#### Entries provided
#####
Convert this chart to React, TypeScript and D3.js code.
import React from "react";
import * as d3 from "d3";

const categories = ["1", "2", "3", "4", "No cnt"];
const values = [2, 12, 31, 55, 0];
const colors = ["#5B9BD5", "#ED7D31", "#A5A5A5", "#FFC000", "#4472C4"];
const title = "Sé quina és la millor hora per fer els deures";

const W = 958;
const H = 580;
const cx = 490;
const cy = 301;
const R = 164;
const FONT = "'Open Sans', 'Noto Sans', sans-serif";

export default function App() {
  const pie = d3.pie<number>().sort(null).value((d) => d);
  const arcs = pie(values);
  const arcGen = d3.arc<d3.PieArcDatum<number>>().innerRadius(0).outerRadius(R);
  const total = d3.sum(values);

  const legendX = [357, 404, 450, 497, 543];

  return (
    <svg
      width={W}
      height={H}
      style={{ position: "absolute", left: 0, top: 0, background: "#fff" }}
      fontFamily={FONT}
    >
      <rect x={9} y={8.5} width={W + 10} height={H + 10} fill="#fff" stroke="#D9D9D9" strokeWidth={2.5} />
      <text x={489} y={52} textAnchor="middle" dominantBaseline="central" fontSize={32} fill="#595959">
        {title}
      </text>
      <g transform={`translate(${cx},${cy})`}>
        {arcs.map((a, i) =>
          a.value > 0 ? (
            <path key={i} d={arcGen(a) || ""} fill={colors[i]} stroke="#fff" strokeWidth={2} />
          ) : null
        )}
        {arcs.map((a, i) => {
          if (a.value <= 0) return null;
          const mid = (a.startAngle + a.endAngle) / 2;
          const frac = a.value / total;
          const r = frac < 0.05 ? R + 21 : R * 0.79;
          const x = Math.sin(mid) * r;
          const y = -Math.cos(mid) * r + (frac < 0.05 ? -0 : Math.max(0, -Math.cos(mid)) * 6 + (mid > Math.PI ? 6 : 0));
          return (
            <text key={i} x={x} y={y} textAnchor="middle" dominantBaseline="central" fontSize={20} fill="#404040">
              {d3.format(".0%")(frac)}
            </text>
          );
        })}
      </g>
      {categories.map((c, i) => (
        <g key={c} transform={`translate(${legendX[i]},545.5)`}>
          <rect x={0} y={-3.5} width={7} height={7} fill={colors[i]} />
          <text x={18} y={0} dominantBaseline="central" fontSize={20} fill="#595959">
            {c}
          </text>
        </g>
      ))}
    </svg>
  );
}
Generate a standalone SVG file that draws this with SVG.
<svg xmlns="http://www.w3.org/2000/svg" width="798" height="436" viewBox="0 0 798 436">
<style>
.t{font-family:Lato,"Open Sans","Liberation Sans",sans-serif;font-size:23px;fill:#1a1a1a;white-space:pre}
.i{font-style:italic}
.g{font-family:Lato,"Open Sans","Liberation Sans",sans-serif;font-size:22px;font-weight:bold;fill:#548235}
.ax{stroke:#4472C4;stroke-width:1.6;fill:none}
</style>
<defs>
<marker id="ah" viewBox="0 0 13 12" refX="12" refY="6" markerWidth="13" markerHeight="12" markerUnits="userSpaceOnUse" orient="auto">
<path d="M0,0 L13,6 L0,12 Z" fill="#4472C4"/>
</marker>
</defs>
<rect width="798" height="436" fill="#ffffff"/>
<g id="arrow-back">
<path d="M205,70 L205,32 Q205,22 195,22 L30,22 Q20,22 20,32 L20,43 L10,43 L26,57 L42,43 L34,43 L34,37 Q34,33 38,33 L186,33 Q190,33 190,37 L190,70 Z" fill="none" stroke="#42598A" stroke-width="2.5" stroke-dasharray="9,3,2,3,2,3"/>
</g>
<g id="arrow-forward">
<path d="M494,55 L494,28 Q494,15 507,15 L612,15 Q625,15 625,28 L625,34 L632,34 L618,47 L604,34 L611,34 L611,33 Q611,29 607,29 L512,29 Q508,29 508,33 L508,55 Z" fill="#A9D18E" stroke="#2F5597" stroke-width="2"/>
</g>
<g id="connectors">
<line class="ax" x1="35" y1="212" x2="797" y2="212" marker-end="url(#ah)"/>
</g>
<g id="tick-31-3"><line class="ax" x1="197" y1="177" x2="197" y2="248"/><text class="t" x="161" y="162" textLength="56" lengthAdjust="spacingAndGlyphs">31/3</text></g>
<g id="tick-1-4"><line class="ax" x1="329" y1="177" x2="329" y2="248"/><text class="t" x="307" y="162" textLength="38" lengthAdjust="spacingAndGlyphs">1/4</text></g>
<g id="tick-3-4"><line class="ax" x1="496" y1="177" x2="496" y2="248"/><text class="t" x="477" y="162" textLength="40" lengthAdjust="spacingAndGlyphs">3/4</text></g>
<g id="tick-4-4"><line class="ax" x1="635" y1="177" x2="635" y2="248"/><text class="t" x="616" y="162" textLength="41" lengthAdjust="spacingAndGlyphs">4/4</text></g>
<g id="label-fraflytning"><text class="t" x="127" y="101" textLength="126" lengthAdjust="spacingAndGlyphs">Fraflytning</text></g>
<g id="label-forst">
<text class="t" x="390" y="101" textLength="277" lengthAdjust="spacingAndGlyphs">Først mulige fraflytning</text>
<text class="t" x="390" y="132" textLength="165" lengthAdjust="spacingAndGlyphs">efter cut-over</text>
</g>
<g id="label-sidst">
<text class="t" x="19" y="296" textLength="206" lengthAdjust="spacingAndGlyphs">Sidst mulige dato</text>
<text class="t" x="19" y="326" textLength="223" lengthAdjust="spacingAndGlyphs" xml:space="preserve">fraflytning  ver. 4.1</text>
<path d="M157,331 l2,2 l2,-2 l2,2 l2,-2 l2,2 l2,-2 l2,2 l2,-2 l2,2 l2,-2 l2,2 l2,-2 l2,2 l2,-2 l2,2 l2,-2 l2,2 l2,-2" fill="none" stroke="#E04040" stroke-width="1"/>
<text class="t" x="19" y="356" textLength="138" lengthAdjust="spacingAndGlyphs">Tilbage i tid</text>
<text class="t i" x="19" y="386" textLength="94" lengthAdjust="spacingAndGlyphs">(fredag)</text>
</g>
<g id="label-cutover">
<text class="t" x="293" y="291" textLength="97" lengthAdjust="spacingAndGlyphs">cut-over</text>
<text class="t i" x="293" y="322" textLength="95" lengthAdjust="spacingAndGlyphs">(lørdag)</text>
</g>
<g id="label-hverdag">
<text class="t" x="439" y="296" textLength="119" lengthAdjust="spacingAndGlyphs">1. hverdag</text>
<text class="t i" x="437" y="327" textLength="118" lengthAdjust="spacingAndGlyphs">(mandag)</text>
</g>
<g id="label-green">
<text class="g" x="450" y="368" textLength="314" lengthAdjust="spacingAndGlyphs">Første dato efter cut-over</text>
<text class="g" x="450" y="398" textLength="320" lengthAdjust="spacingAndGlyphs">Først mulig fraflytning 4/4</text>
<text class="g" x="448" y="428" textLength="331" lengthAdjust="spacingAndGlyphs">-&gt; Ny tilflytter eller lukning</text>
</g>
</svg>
#####
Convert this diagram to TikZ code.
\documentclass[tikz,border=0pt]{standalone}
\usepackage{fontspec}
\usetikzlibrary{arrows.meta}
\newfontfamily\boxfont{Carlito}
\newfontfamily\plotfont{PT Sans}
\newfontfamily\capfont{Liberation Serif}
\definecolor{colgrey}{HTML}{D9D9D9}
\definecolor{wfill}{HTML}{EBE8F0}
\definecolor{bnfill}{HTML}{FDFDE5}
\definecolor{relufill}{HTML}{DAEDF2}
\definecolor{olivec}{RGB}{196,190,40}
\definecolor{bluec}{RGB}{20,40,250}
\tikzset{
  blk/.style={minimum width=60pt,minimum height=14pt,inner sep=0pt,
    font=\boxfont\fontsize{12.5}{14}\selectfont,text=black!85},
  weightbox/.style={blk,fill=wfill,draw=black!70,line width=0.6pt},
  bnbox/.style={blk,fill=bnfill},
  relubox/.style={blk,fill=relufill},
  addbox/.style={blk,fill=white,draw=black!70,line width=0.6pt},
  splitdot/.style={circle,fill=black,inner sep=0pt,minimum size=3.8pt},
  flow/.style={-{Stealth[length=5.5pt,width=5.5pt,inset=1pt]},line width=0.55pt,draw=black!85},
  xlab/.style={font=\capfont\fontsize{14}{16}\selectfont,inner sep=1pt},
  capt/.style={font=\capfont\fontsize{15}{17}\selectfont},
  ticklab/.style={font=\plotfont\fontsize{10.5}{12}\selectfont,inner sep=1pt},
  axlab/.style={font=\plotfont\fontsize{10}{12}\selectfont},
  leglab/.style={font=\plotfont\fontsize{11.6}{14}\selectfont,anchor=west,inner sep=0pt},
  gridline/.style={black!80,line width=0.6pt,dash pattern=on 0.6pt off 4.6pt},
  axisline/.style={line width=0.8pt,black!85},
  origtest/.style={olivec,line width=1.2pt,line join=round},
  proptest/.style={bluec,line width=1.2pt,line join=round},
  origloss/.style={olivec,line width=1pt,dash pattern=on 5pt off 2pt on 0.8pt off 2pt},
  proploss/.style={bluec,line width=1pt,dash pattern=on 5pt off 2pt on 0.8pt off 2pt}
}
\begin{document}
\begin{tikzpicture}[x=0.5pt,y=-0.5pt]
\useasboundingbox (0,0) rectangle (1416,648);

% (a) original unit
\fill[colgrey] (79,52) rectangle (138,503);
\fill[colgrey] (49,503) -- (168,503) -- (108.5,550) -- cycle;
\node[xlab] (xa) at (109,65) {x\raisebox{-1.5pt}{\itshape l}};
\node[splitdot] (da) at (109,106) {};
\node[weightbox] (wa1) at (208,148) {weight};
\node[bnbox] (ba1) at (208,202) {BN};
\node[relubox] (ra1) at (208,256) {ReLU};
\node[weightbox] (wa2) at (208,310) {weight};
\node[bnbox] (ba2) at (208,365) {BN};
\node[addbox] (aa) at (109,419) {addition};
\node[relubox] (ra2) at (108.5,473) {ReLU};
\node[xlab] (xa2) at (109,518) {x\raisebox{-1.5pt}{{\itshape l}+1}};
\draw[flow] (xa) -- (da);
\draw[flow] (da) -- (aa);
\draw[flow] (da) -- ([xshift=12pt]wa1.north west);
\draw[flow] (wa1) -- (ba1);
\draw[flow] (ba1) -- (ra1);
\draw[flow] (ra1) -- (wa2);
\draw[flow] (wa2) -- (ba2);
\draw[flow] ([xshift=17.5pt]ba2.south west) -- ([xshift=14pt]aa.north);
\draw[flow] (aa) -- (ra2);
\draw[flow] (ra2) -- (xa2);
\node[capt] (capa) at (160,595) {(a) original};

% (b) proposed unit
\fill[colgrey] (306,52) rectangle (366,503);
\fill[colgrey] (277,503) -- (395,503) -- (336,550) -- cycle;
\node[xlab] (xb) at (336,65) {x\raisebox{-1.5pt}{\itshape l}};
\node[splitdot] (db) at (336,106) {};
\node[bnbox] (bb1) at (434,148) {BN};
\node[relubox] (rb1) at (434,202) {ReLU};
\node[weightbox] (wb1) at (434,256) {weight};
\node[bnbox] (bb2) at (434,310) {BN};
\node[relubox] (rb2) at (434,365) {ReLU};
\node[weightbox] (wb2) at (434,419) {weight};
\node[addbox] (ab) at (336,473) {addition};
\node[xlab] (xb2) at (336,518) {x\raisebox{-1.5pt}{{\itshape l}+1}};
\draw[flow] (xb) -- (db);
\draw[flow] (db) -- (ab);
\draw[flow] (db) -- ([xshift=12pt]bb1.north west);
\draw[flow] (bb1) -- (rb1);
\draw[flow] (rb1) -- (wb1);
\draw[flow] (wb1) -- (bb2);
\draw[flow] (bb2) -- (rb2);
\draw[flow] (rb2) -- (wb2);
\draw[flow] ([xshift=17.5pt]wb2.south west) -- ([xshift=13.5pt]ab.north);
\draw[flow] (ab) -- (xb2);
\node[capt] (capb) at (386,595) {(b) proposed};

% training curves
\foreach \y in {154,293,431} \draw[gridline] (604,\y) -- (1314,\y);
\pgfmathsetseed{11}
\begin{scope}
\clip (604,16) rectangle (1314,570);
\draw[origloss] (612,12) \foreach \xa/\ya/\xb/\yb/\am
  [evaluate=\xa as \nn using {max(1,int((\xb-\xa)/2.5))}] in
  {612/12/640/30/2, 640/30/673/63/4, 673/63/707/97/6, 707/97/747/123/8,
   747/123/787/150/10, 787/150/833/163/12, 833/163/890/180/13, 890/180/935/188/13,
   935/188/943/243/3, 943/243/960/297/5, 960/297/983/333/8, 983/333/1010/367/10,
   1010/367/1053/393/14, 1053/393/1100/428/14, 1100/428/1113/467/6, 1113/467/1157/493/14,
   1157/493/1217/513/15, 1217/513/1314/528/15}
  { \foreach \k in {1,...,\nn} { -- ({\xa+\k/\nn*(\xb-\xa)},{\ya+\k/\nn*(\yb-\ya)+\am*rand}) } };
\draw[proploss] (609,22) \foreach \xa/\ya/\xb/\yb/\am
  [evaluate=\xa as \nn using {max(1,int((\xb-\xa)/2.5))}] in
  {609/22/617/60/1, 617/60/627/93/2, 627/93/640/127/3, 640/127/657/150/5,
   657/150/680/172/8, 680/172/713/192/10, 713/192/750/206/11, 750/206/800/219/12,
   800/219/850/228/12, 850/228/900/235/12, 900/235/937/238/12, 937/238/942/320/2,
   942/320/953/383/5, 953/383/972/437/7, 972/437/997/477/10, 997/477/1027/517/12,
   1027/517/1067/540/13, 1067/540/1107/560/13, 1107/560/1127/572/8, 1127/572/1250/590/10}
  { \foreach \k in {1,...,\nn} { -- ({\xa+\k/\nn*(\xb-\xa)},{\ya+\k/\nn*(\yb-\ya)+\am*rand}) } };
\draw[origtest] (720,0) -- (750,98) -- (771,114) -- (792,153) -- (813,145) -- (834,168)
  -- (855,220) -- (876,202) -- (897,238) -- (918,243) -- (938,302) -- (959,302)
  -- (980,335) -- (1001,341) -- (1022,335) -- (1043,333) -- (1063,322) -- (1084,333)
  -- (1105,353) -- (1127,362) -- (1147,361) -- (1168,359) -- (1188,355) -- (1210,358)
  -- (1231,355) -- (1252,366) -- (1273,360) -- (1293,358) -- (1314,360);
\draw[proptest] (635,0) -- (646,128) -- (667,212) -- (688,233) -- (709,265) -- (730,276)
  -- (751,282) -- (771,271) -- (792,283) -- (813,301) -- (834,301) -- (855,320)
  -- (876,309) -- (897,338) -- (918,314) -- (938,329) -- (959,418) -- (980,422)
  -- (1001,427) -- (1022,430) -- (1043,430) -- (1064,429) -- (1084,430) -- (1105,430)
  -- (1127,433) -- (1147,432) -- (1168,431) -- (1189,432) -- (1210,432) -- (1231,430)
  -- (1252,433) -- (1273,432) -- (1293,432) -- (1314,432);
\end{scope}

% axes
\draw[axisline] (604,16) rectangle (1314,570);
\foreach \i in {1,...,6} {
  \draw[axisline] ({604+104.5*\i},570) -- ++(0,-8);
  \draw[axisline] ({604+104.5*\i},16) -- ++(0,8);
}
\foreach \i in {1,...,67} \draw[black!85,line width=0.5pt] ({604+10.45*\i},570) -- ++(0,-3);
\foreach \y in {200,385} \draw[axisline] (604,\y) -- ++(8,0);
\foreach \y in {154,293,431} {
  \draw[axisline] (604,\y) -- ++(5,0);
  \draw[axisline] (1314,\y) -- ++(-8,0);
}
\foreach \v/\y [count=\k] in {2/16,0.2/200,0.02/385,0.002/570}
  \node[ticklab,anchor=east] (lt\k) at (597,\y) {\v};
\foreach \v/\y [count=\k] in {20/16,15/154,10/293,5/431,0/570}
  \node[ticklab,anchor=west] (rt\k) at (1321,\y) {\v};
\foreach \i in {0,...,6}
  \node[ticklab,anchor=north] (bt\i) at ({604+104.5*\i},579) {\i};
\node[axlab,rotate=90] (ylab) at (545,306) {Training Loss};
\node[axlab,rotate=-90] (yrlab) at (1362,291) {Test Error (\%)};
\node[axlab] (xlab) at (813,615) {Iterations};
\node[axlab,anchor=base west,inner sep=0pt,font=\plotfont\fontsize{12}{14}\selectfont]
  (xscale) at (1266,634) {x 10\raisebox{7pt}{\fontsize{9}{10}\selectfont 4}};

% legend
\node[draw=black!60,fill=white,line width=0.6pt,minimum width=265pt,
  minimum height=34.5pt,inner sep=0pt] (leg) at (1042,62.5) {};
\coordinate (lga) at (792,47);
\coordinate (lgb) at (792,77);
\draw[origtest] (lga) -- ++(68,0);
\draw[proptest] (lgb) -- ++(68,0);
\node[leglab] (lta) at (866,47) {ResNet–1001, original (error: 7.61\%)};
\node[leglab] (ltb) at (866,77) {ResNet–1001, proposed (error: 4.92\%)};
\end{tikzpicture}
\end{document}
#####
In the listing, find every line containing the word "Convert" and list it.

#### Task response
Convert this chart to React, TypeScript and D3.js code.
Convert this diagram to TikZ code.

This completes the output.